Note that, strictly speaking, likelihood_density() and prior_density() are non-normalized density functions. For them to be normalized, the integral with respect to \(\theta\), of each of these functions is required to be \(1\). For example, in the case of the prior distribution, this is \(\int_{-\infty}^{+\infty} \pi(\theta)~\textrm{d}\theta = 1\), which is not the case in those functions. We need to divide each function’s result by the value of its integral over \(\theta\). We will deal with this later.

1.2.3 The Joint Distribution

The name Joint distribution can be a little confusing because all these distributions (prior, likelihood, posterior) are joint distributions of the model parameters. Here we are referring to \(\pi(y, \theta)\), the numerator in (1.3), which is the joint density of the parameters and the data.

With what we got so far, \(\pi(y, \theta) = \pi(y \mid \theta) \cdot \pi(\theta)\) is easy:

joint_density <- function(beta, sigma, data, log = TRUE) {
  result <- prior_density(beta, sigma) + likelihood_density(beta, sigma, data$y, data$x)

  if (log != TRUE) result <- exp(result)
  return(result)
}

As in previous cases, this is also a non-normalized distribution, and we shall correct this in the posterior distribution.

1.2.4 The Posterior Distribution

The joint distribution \(\pi(y, \theta) = \pi(y \mid \theta) \, \pi(\theta)\) computed by the function joint_density() above, is all we need in (1.4). However, we will develop the normalized posterior density \(\pi(\theta \mid y)\) according to (1.3), which is the joint distribution joint_density() divided by \(\pi(y)\). Where, in turn, \(\pi(y)\) is the value of the integral of joint_density() over \(\theta\). \[\begin{align} \pi(y) &= \int_{-\infty}^{+\infty} \pi(y \mid \theta) \cdot \pi(\theta)~\textrm{d}\theta \\\ \pi(y) &= \int_0^{+\infty} \int_{-\infty}^{+\infty} \textrm{joint_density}(\beta, \sigma_\epsilon \mid \text{data})~\textrm{d}\beta~\textrm{d}\sigma_\epsilon \end{align}\]

The posterior distribution \(\pi(\theta \mid y)\) has the form:

posterior_density <- function(beta, sigma, data, log = TRUE) {
  result <- joint_density(beta, sigma, data, log = TRUE) - log(pi_y)

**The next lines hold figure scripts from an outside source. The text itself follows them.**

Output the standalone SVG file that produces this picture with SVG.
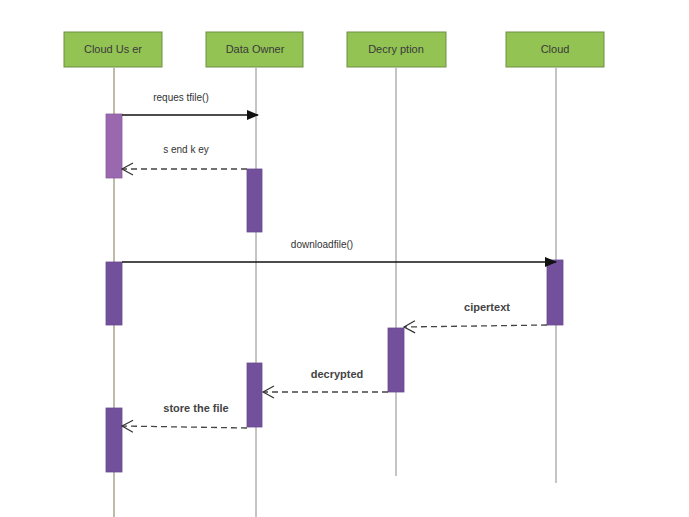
<svg xmlns="http://www.w3.org/2000/svg" width="689" height="517" viewBox="0 0 689 517">
  <defs>
    <style>
      .head { fill: #92c353; stroke: #6f8f45; stroke-width: 1; }
      .head-text { font-family: "Liberation Sans", Arial, sans-serif; font-size: 11px; fill: #3a3a3a; text-anchor: middle; }
      .life { stroke: #8a8a8a; stroke-width: 1; fill: none; }
      .life-user { stroke: #a8a48c; stroke-width: 1.5; fill: none; }
      .act { fill: #73509c; stroke: #6a4a8e; stroke-width: 0.8; }
      .act-light { fill: #9a68ae; stroke: #8a5c9e; stroke-width: 0.8; }
      .msg { stroke: #111; stroke-width: 1.3; fill: none; }
      .ret { stroke: #444; stroke-width: 1.3; fill: none; stroke-dasharray: 6 4; }
      .lbl { font-family: "Liberation Sans", Arial, sans-serif; font-size: 10px; fill: #333; text-anchor: middle; }
      .lbl-bold { font-family: "Liberation Sans", Arial, sans-serif; font-size: 11px; font-weight: bold; fill: #444; text-anchor: middle; }
    </style>
    <marker id="solid" markerWidth="12" markerHeight="10" refX="11" refY="5" orient="auto" markerUnits="userSpaceOnUse">
      <path d="M0,0 L12,5 L0,10 Z" fill="#111"/>
    </marker>
    <marker id="open" markerWidth="14" markerHeight="14" refX="12" refY="7" orient="auto" markerUnits="userSpaceOnUse">
      <path d="M1,1 L12,7 L1,13" fill="none" stroke="#333" stroke-width="1.2"/>
    </marker>
  </defs>

  <rect width="689" height="517" fill="#ffffff"/>

  <!-- lifelines -->
  <g id="lifelines">
    <line class="life-user" x1="114" y1="68" x2="114" y2="517"/>
    <line class="life" x1="256" y1="68" x2="256" y2="517"/>
    <line class="life" x1="396" y1="68" x2="396" y2="476"/>
    <line class="life" x1="556" y1="68" x2="556" y2="483"/>
  </g>

  <!-- participants -->
  <g id="cloud-user">
    <rect class="head" x="64" y="32" width="98" height="35"/>
    <text class="head-text" x="113" y="53">Cloud Us er</text>
  </g>
  <g id="data-owner">
    <rect class="head" x="206" y="32" width="97" height="35"/>
    <text class="head-text" x="255" y="53">Data Owner</text>
  </g>
  <g id="decryption">
    <rect class="head" x="347" y="32" width="99" height="35"/>
    <text class="head-text" x="396" y="53">Decry ption</text>
  </g>
  <g id="cloud">
    <rect class="head" x="506" y="32" width="98" height="35"/>
    <text class="head-text" x="555" y="53">Cloud</text>
  </g>

  <!-- activation bars -->
  <g id="activations">
    <rect class="act-light" x="106" y="114" width="16" height="64"/>
    <rect class="act" x="247" y="169" width="15" height="63"/>
    <rect class="act" x="106" y="262" width="16" height="63"/>
    <rect class="act" x="547" y="260" width="16" height="65"/>
    <rect class="act" x="388" y="328" width="16" height="64"/>
    <rect class="act" x="247" y="363" width="15" height="64"/>
    <rect class="act" x="106" y="408" width="16" height="64"/>
  </g>

  <!-- messages -->
  <g id="connectors">
    <line class="msg" x1="122" y1="115" x2="258" y2="115" marker-end="url(#solid)"/>
    <line class="ret" x1="247" y1="169" x2="122" y2="169" marker-end="url(#open)"/>
    <line class="msg" x1="122" y1="262" x2="556" y2="262" marker-end="url(#solid)"/>
    <line class="ret" x1="547" y1="325" x2="404" y2="327" marker-end="url(#open)"/>
    <line class="ret" x1="388" y1="392" x2="263" y2="392" marker-end="url(#open)"/>
    <line class="ret" x1="247" y1="428" x2="122" y2="426" marker-end="url(#open)"/>
  </g>

  <!-- message labels -->
  <g id="labels">
    <text class="lbl" x="181" y="101">reques tfile()</text>
    <text class="lbl" x="186" y="153">s end k ey</text>
    <text class="lbl" x="322" y="248">downloadfile()</text>
    <text class="lbl-bold" x="487" y="311">cipertext</text>
    <text class="lbl-bold" x="337" y="378">decrypted</text>
    <text class="lbl-bold" x="196" y="412">store the file</text>
  </g>
</svg>
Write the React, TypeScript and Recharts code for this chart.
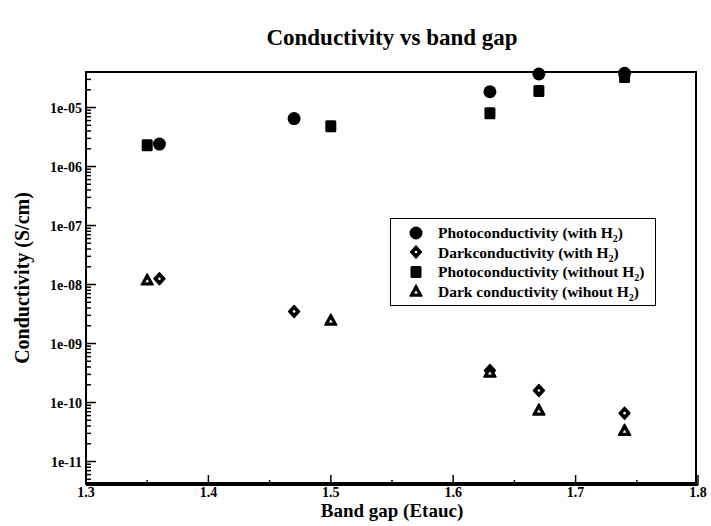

  if (log != TRUE) result <- exp(result)
  return(result)
}

Where pi_y is the value of \(\pi(y)\), the integral value we must calculate. We have the difficulty that when we integrate with pi_y = 1 the posterior_density() function returns values smaller than \(3.4 \times 10^{-47}\), and the integration is numerically unstable. To deal with this, we assign to pi_y a temporary value while we integrate, and then we fit it according to the integral.

pi_y <- 3.4e-47
int_pi_y <- integrate(function(sigmas) {
  sapply(sigmas, function(sigma) {
    integrate(function(beta) posterior_density(beta, sigma, ECOMPO_DATA, log = F), -Inf, +Inf)$value
  })
}, 0, +Inf)$value

pi_y <- pi_y * int_pi_y

The final value is \(\pi(y)=2.8\times 10^{-46}\), and now the posterior_density() function is a proper density distribution. We can now go back to the starting exercise and compute, using posterior_density(), the probability of observing the data at (1) \(\pi(\beta=9.3, \sigma_\epsilon=36.6 \mid y)=0.071\) and at (2) \(\pi(\beta=15, \sigma_\epsilon=55.1 \mid y)=1.6 \times 10^{-25}\). Where we see that it is practically impossible to observe the data with \(\beta=15\).

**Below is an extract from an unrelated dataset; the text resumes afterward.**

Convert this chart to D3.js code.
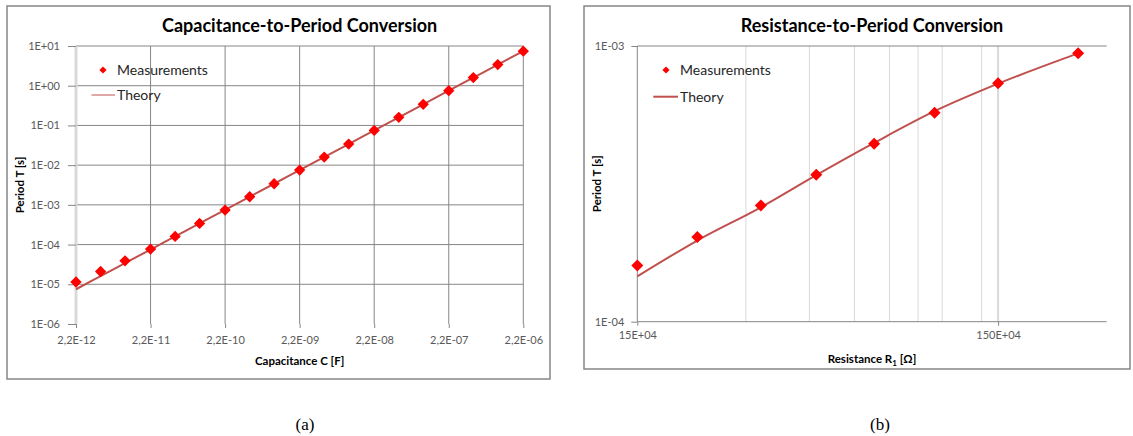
<!DOCTYPE html>
<html>
<head>
<meta charset="utf-8">
<script src="https://cdn.jsdelivr.net/npm/d3@7"></script>
<style>
body { margin: 0; background: #fff; }
svg text { font-family: Lato, 'Open Sans', sans-serif; }
svg text.caption { font-family: 'Liberation Serif', serif; }
</style>
</head>
<body>
<div class="canvas"></div>
<script>
// (a) capacitance sweep
const capValues = [2.2e-12, 4.7e-12, 1e-11, 2.2e-11, 4.7e-11, 1e-10, 2.2e-10, 4.7e-10, 1e-9, 2.2e-9,
    4.7e-9, 1e-8, 2.2e-8, 4.7e-8, 1e-7, 2.2e-7, 4.7e-7, 1e-6, 2.2e-6];
const capMeasured = [1.14e-5, 2.1e-5, 3.9e-5, 7.7e-5, 1.6e-4, 3.4e-4, 7.4e-4, 1.6e-3, 3.4e-3, 7.5e-3,
    1.6e-2, 3.4e-2, 7.5e-2, 1.6e-1, 3.4e-1, 7.5e-1, 1.6, 3.4, 7.4];
const capTheory = [7.5e-6, 1.6e-5, 3.4e-5, 7.5e-5, 1.6e-4, 3.4e-4, 7.5e-4, 1.6e-3, 3.4e-3, 7.5e-3,
    1.6e-2, 3.4e-2, 7.5e-2, 1.6e-1, 3.4e-1, 7.5e-1, 1.6, 3.4, 7.5];
const capTicks = [2.2e-12, 2.2e-11, 2.2e-10, 2.2e-9, 2.2e-8, 2.2e-7, 2.2e-6];
const capTickLabels = ['2,2E-12', '2,2E-11', '2,2E-10', '2,2E-09', '2,2E-08', '2,2E-07', '2,2E-06'];
const periodTicksA = [1e-6, 1e-5, 1e-4, 1e-3, 1e-2, 1e-1, 1, 10];
const periodTickLabelsA = ['1E-06', '1E-05', '1E-04', '1E-03', '1E-02', '1E-01', '1E+00', '1E+01'];

// (b) resistance sweep
const resValues = [1.5e5, 2.2e5, 3.3e5, 4.7e5, 6.8e5, 1e6, 1.5e6, 2.5e6];
const resMeasured = [1.60e-4, 2.03e-4, 2.64e-4, 3.41e-4, 4.42e-4, 5.73e-4, 7.32e-4, 9.41e-4];
const resTheory = [1.46e-4, 1.97e-4, 2.60e-4, 3.40e-4, 4.45e-4, 5.80e-4, 7.30e-4, 9.40e-4];
const resTicks = [1.5e5, 1.5e6];
const resTickLabels = ['15E+04', '150E+04'];
const resMinorGrid = [3e5, 4.5e5, 6e5, 7.5e5, 9e5, 1.05e6, 1.35e6];
const periodTicksB = [1e-4, 1e-3];
const periodTickLabelsB = ['1E-04', '1E-03'];

const red = '#ff0000'
const lineRed = '#c0504d'
const gridGray = '#868686'
const lightGray = '#d9d9d9'

const svg = d3.select('.canvas')
    .append('svg')
    .attr('width', 1133)
    .attr('height', 436)

const diamond = (size) => d3.symbol(d3.symbolSquare, size)

const drawPanel = (p) => {
    const g = svg.append('g')

    // chart frame
    g.append('rect')
        .attr('x', p.frame[0]).attr('y', p.frame[1])
        .attr('width', p.frame[2] - p.frame[0]).attr('height', p.frame[3] - p.frame[1])
        .attr('fill', 'none')
        .attr('stroke', gridGray)
        .attr('stroke-width', 1.5)

    g.append('text')
        .attr('x', (p.x.range()[0] + p.x.range()[1]) / 2)
        .attr('y', 32)
        .attr('text-anchor', 'middle')
        .attr('font-size', 18)
        .attr('font-weight', 'bold')
        .text(p.title)

    p.drawGrid(g)

    // y axis
    const yAxis = g.append('g')
        .attr('transform', `translate(${p.x.range()[0]},0)`)
        .call(d3.axisLeft(p.y).tickValues(p.yTicks)
            .tickFormat((d, i) => p.yLabels[i])
            .tickSize(p.yTickSize).tickPadding(p.yTickPad))
    yAxis.select('.domain').remove()
    yAxis.selectAll('line').attr('stroke', gridGray)
    yAxis.selectAll('text').attr('font-size', 11).attr('fill', '#595959')

    // x axis
    const xAxis = g.append('g')
        .attr('transform', `translate(0,${p.y.range()[0]})`)
        .call(d3.axisBottom(p.x).tickValues(p.xTicks)
            .tickFormat((d, i) => p.xLabels[i])
            .tickSize(4).tickPadding(p.xTickPad))
    xAxis.select('.domain').remove()
    xAxis.selectAll('line').attr('stroke', gridGray)
    xAxis.selectAll('text').attr('font-size', 11).attr('fill', '#595959')

    // axis titles
    g.append('text')
        .attr('transform', `translate(${p.yTitleX},${(p.y.range()[0] + p.y.range()[1]) / 2}) rotate(-90)`)
        .attr('text-anchor', 'middle')
        .attr('dy', '0.35em')
        .attr('font-size', 11.5)
        .attr('font-weight', 'bold')
        .text('Period T [s]')

    p.xTitle(g.append('text')
        .attr('x', (p.x.range()[0] + p.x.range()[1]) / 2)
        .attr('y', p.xTitleY)
        .attr('text-anchor', 'middle')
        .attr('font-size', 11.5)
        .attr('font-weight', 'bold'))

    // theory line
    const line = d3.line()
        .x((d, i) => p.x(p.theoryX[i]))
        .y(d => p.y(d))
        .curve(d3.curveMonotoneX)
    g.append('path')
        .datum(p.theoryY)
        .attr('d', line)
        .attr('fill', 'none')
        .attr('stroke', lineRed)
        .attr('stroke-width', 2)

    // measurements
    g.selectAll('path.marker')
        .data(p.measY)
        .enter()
        .append('path')
        .classed('marker', true)
        .attr('d', diamond(p.markerSize))
        .attr('transform', (d, i) => `translate(${p.x(p.measX[i])},${p.y(d)}) rotate(45)`)
        .attr('fill', red)

    // legend
    const lg = g.append('g').attr('transform', `translate(${p.legend[0]},${p.legend[1]})`)
    lg.append('path')
        .attr('d', diamond(26))
        .attr('transform', `translate(-14,0) rotate(45)`)
        .attr('fill', red)
    lg.append('text')
        .attr('dy', '0.35em')
        .attr('font-size', 14).attr('fill', '#262626')
        .text('Measurements')
    lg.append('line')
        .attr('x1', p.legendLine[0]).attr('x2', p.legendLine[1])
        .attr('y1', p.legendGap).attr('y2', p.legendGap)
        .attr('stroke', lineRed)
        .attr('stroke-width', p.legendLineWidth)
    lg.append('text')
        .attr('y', p.legendGap).attr('dy', '0.35em')
        .attr('font-size', 14).attr('fill', '#262626')
        .text('Theory')
}

// panel (a)
const xA = d3.scaleLog().domain([2.2e-12, 2.2e-6]).range([76, 523.3])
const yA = d3.scaleLog().domain([1e-6, 10]).range([324, 46])

drawPanel({
    frame: [7, 6, 550, 379],
    title: 'Capacitance-to-Period Conversion',
    x: xA, y: yA,
    xTicks: capTicks, xLabels: capTickLabels, xTickPad: 8,
    yTicks: periodTicksA, yLabels: periodTickLabelsA, yTickSize: 8, yTickPad: 8,
    yTitleX: 20, xTitleY: 365,
    xTitle: t => t.text('Capacitance C [F]'),
    drawGrid: g => {
        g.selectAll('line.hgrid')
            .data(periodTicksA.slice(1))
            .enter().append('line')
            .attr('x1', xA.range()[0]).attr('x2', xA.range()[1])
            .attr('y1', d => yA(d)).attr('y2', d => yA(d))
            .attr('stroke', gridGray)
        g.selectAll('line.vgrid')
            .data(capTicks)
            .enter().append('line')
            .attr('x1', d => xA(d)).attr('x2', d => xA(d))
            .attr('y1', yA.range()[1]).attr('y2', yA.range()[0])
            .attr('stroke', (d, i) => i === 0 ? lightGray : gridGray)
            .attr('stroke-width', (d, i) => i === 0 ? 3 : 1)
    },
    theoryX: capValues, theoryY: capTheory,
    measX: capValues, measY: capMeasured, markerSize: 64,
    legend: [117, 70], legendLine: [-25.5, -2], legendGap: 25, legendLineWidth: 1
})

// panel (b)
const xB = d3.scaleLog().domain([1.5e5, 3e6]).range([637.3, 1106.7])
const yB = d3.scaleLog().domain([1e-4, 1e-3]).range([321.7, 46])

drawPanel({
    frame: [584, 6, 1130, 369],
    title: 'Resistance-to-Period Conversion',
    x: xB, y: yB,
    xTicks: resTicks, xLabels: resTickLabels, xTickPad: 6,
    yTicks: periodTicksB, yLabels: periodTickLabelsB, yTickSize: 6, yTickPad: 7,
    yTitleX: 597, xTitleY: 363,
    xTitle: t => {
        t.append('tspan').text('Resistance R')
        t.append('tspan').attr('font-size', 8).attr('dy', 3).text('1')
        t.append('tspan').attr('dy', -3).text(' [Ω]')
    },
    drawGrid: g => {
        g.selectAll('line.vgrid')
            .data(resMinorGrid.concat(resTicks))
            .enter().append('line')
            .attr('x1', d => xB(d)).attr('x2', d => xB(d))
            .attr('y1', yB.range()[1]).attr('y2', yB.range()[0])
            .attr('stroke', d => d === resTicks[0] ? gridGray : lightGray)
            .attr('stroke-width', d => d === resTicks[1] ? 2 : 1)
        g.selectAll('line.hgrid')
            .data(periodTicksB)
            .enter().append('line')
            .attr('x1', xB.range()[0]).attr('x2', xB.range()[1])
            .attr('y1', d => yB(d)).attr('y2', d => yB(d))
            .attr('stroke', gridGray)
    },
    theoryX: resValues, theoryY: resTheory,
    measX: resValues, measY: resMeasured, markerSize: 72,
    legend: [680, 70], legendLine: [-26.7, -2], legendGap: 26.7, legendLineWidth: 2
})

// captions
svg.selectAll('text.caption')
    .data(['(a)', '(b)'])
    .enter().append('text')
    .classed('caption', true)
    .attr('x', (d, i) => i === 0 ? 305 : 880)
    .attr('y', 430)
    .attr('text-anchor', 'middle')
    .attr('font-size', 17)
    .text(d => d)
</script>
</body>
</html>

The Graph of the Posterior Density

The Posterior Distribution graph 1.3 shows the surface of our just developed posterior_density() function. To build this graph, we have computed the dist_mat matrix with the code below. The dist_mat matrix contains the posterior density for a grid of equidistant points in the beta and sigma plane. The functions –also in the code below– row_to_beta() and col_to_sigma() allow us to obtain the values of beta and sigma from the row and column position of any cell. Later we will use this matrix a few times.

betas <- seq(7.5, 11, by = 0.02)
sigmas <- seq(19, 79, by = 0.02)

dist_mat <- outer(
  betas, sigmas,
  function(beta, sigma) posterior_density(beta, sigma, ECOMPO_DATA, log = FALSE)
)
row_to_beta <- function(row_nbr) (row_nbr - 1) * 0.02 + 7.5
col_to_sigma <- function(col_nbr) (col_nbr - 1) * 0.02 + 19
str(dist_mat)

num [1:165, 1:2931] 4.01e-20 8.73e-20 1.88e-19 4.02e-19 8.49e-19 ...

The Posterior Distribution Mode

In the Posterior Distribution graph 1.3, we see that in our model \(\pi(\theta \mid y)\) has a prominent modal point. Estimation algorithms of the maximum-likelihood type estimate the likelihood distribution mode’s position as the solution to the model parameters. In a full Bayesian inference, we estimate the \(\theta\) distribution, which allows us to compute all the measures we want, such as mean, mode, quartiles, standard deviation, mean absolute deviation, and so on.